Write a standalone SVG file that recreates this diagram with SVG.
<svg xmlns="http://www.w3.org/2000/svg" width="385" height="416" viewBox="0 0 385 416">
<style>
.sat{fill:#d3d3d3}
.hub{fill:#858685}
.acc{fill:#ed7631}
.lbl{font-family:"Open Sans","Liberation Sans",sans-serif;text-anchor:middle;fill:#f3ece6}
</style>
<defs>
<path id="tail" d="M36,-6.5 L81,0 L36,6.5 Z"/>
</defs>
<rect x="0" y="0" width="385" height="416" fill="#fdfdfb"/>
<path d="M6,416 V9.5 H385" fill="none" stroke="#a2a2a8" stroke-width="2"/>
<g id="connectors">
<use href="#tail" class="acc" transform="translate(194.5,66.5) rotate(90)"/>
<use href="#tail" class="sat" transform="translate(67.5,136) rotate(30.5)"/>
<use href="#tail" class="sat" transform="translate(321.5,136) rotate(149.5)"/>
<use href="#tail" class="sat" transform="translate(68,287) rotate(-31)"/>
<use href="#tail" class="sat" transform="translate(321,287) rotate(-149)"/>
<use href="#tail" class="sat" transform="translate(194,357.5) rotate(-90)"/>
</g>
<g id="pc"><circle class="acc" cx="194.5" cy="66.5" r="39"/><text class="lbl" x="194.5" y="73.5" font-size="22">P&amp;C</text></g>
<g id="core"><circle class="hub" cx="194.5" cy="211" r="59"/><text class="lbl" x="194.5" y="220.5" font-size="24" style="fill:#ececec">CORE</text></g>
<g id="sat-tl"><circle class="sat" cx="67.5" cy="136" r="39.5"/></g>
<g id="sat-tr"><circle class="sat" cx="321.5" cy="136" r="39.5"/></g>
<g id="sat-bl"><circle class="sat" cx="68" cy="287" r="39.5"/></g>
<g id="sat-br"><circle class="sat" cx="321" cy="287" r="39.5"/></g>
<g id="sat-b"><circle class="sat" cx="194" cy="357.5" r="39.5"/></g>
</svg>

OBJECTIVE:
Reproduce the listing shown above in its entirety, exactly.

RESPONSE TO THIS TASK:
Write a standalone SVG file that recreates this diagram with SVG.
<svg xmlns="http://www.w3.org/2000/svg" width="385" height="416" viewBox="0 0 385 416">
<style>
.sat{fill:#d3d3d3}
.hub{fill:#858685}
.acc{fill:#ed7631}
.lbl{font-family:"Open Sans","Liberation Sans",sans-serif;text-anchor:middle;fill:#f3ece6}
</style>
<defs>
<path id="tail" d="M36,-6.5 L81,0 L36,6.5 Z"/>
</defs>
<rect x="0" y="0" width="385" height="416" fill="#fdfdfb"/>
<path d="M6,416 V9.5 H385" fill="none" stroke="#a2a2a8" stroke-width="2"/>
<g id="connectors">
<use href="#tail" class="acc" transform="translate(194.5,66.5) rotate(90)"/>
<use href="#tail" class="sat" transform="translate(67.5,136) rotate(30.5)"/>
<use href="#tail" class="sat" transform="translate(321.5,136) rotate(149.5)"/>
<use href="#tail" class="sat" transform="translate(68,287) rotate(-31)"/>
<use href="#tail" class="sat" transform="translate(321,287) rotate(-149)"/>
<use href="#tail" class="sat" transform="translate(194,357.5) rotate(-90)"/>
</g>
<g id="pc"><circle class="acc" cx="194.5" cy="66.5" r="39"/><text class="lbl" x="194.5" y="73.5" font-size="22">P&amp;C</text></g>
<g id="core"><circle class="hub" cx="194.5" cy="211" r="59"/><text class="lbl" x="194.5" y="220.5" font-size="24" style="fill:#ececec">CORE</text></g>
<g id="sat-tl"><circle class="sat" cx="67.5" cy="136" r="39.5"/></g>
<g id="sat-tr"><circle class="sat" cx="321.5" cy="136" r="39.5"/></g>
<g id="sat-bl"><circle class="sat" cx="68" cy="287" r="39.5"/></g>
<g id="sat-br"><circle class="sat" cx="321" cy="287" r="39.5"/></g>
<g id="sat-b"><circle class="sat" cx="194" cy="357.5" r="39.5"/></g>
</svg>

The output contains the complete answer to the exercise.